- Born: Peter Snejbjerg Nielsen 1963 Denmark
- Nationality: Danish
- Area: Penciller, Inker

= Peter Snejbjerg =

Danish comic book artist

Peter Snejbjerg is a Danish comic book artist. He was educated at the Kolding Kunsthåndværkerskole from 1983 to 1987. Some of his major works include the DC Comics title Starman, and various Vertigo titles. He has also drawn several issues of Dark Horse Comics' BPRD titles.
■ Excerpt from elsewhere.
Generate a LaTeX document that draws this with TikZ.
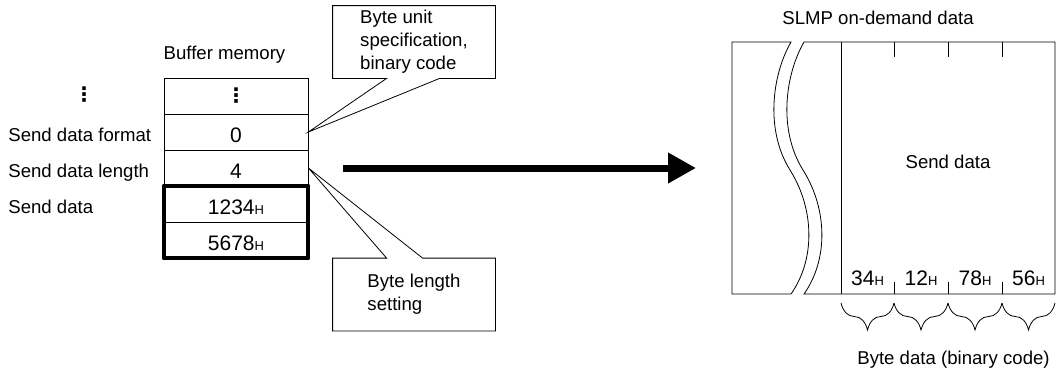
\documentclass[tikz,border=0pt]{standalone}
\usepackage{fontspec}
\setmainfont{Liberation Sans}
\newfontfamily\dejavu{DejaVu Sans}
\usetikzlibrary{arrows.meta,calc,decorations.pathreplacing}
\newcommand{\hx}{{\fontsize{13}{13}\selectfont H}}

\begin{document}
\begin{tikzpicture}[
  x=1pt,y=-1pt,
  font=\fontsize{18.6}{23}\selectfont,
  line width=.8pt,
  cell/.style={draw,minimum width=144pt,minimum height=36pt,inner sep=0pt,
    font=\fontsize{21}{23}\selectfont,text height=20pt,text depth=0pt},
  rowlabel/.style={anchor=base west,inner sep=0pt},
  caption/.style={anchor=base,inner sep=0pt},
  bytelabel/.style={anchor=base,inner sep=0pt,font=\fontsize{21}{23}\selectfont},
  dotsmark/.style={inner sep=0pt,font=\dejavu\bfseries\fontsize{20}{23}\selectfont},
  callout/.style={minimum width=162pt,minimum height=72pt,inner sep=0pt,align=left},
  bytebrace/.style={decorate,decoration={brace,mirror,amplitude=27pt}},
  bigarrow/.style={line width=7pt,-{Triangle[length=28pt,width=29pt]}}
]
\useasboundingbox (0,0) rectangle (1056,372);

% Buffer memory table
\node[caption] (bufmem) at (224.5,59.7) {Buffer memory};
\node[cell] (c1) at (236,96) {};
\node[cell] (c2) at (236,132) {0};
\node[cell] (c3) at (236,168) {4};
\node[cell] (c4) at (236,204) {1234\hx};
\node[cell] (c5) at (236,240) {5678\hx};
\draw[line width=4pt,line join=round] (c4.north west) rectangle (c5.south east);
\node[dotsmark] (cdots) at (c1.center) {⋮};

\node[dotsmark] (ldots) at (84,95) {⋮};
\node[rowlabel] (lfmt) at (8,141.7) {Send data format};
\node[rowlabel] (llen) at (8,177.7) {Send data length};
\node[rowlabel] (ldat) at (8,213.7) {Send data};

% Callouts
\node[callout] (cbunit) at (414,42) {Byte unit\\specification,\\binary code};
\draw (cbunit.south west) -- ++(54,0) -- (c2.east) -- ($(cbunit.south west)+(107,0)$)
  -- (cbunit.south east) -- (cbunit.north east) -- (cbunit.north west) -- cycle;
\node[callout] (cblen) at (414,294.5) {Byte length\\setting};
\draw (cblen.north west) -- ++(54,0) -- (c3.east) -- ($(cblen.north west)+(90,0)$)
  -- (cblen.north east) -- (cblen.south east) -- (cblen.south west) -- cycle;

% Transfer arrow
\coordinate (arrS) at (343,168);
\coordinate (arrE) at (696,168);
\draw[bigarrow] (arrS) -- (arrE);

% SLMP on-demand data frame with break
\node[caption] (slmp) at (878,24.7) {SLMP on-demand data};
\draw (791,42) -- (732,42) -- (732,294) -- (791,294)
  .. controls (815,260) and (815,210) .. (790,170)
  .. controls (765,130) and (772,75) .. (791,42) -- cycle;
\draw (804,42) .. controls (785,75) and (778,130) .. (803,170)
  .. controls (828,210) and (828,260) .. (804,294)
  -- (1055,294) -- (1055,42) -- cycle;
\draw (841,42) -- (841,294);
\foreach \x in {894,948,1002} {
  \draw (\x,42) -- (\x,57);
  \draw (\x,294) -- (\x,282);
}
\node[caption] (sendd) at (948,168.7) {Send data};
\foreach \v/\x [count=\i] in {34/867.5,12/921,78/975,56/1028.5}
  \node[bytelabel] (b\i) at (\x,285.5) {\v\hx};

% Byte braces
\foreach \a/\b in {841/894,894/948,948/1002,1002/1055}
  \draw[bytebrace] (\a,303) -- (\b,303);
\node[caption] (bytedata) at (953.5,364.5) {Byte data (binary code)};
\end{tikzpicture}
\end{document}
Snejbjerg has cited Hergé's Tintin, Carl Barks' Donald Duck stories, and Will Eisner's The Spirit as his earliest artistic influences, noting that he began drawing comics before learning to read or write.

==Career==
In recent years, Snejbjerg joined the creator-owned media company Ghost Machine as a founding co-owner, where he works on titles such as Hornsby & Halo.

==Bibliography==
Comics work includes:

- "Tarzan: The Scar" (with writer Henning Kure, in Tarzan: Love, Lies and the Lost City, 3-issue mini-series, Malibu Comics, August–October 1992)
- The Lords of Misrule (recoloured hardcover, Radical Comics, 264 pages, June 2009, ISBN 0-9802335-8-5) collects:
  - "Expressway to Your Skull" (art with John Tomlinson, in Monster Massacre, Atomeka Press, 1993)
  - "The Lords of Misrule" (art and script (#121), with writers Steve White (#120) and John Tomlinson, in Dark Horse Presents #120-122, April–June 1997)
  - The Lords of Misrule (art, with co-authors Dan Abnett/John Tomlinson/Steve White, black and white 6-issue limited series, Dark Horse Comics, January–June 1997, black and white softcover, 200 pages, Dark Horse, 1999, ISBN 1-56971-352-9)
- Hellblazer #77 (with Garth Ennis, Vertigo, May 1994)
- Preacher #50, Special: Tall Tales (with Garth Ennis, Vertigo, 1999–2000)
- The Books of Magic #5, 15–17, 30-38 (with John Ney Rieber, Vertigo, September 1994, August–October 1995, November 1996 - July 1997)
- Animal Man #77 (with writer Jamie Delano, DC Comics, November 1994)
- The Dreaming #1-3, 27, 29 (with Terry LaBan (#1-3) and Caitlin R. Kiernan (#27), Vertigo, June–August 1996, August and October 1998)
- Starman vol. 2 #50-80 (with James Robinson, DC Comics, February 1999 - August 2001)
- Adventure Comics vol. 2 #1 (pencils, with writers David Goyer/James Robinson and inks by Keith Champagne, DC Comics, May 1999)
- The Light Brigade (with Peter Tomasi, 4-issue mini-series, DC Comics, 2004)
- Battlefields: Dear Billy (with Garth Ennis, 3-issue mini-series, Dynamite Entertainment, 2009, Dear Billy tpb, 88 pages, November 2009, ISBN 1-60690-075-7, The Complete Battlefields Volume 1, hardcover, 268 pages, December 2009, ISBN 1-60690-079-X)
- The Mighty #1-4 (with Keith Champagne/Peter Tomasi, 12-issue limited series, DC Comics, April–July 2009)
- Abe Sapien: The Abyssal Plain #1-2 (with writers Mike Mignola and John Arcudi)
- A God Somewhere (with John Arcudi, graphic novel, 200 pages, Wildstorm, June 2010, ISBN 1-4012-2683-3)

==Awards==
Nominated for the 1997 "Best Long Comic Strip" and 2005 "Best Cover" Haxtur Awards.

Awarded The Claus Deleuran Award in 2019 as Best Danish Comic Book Artist.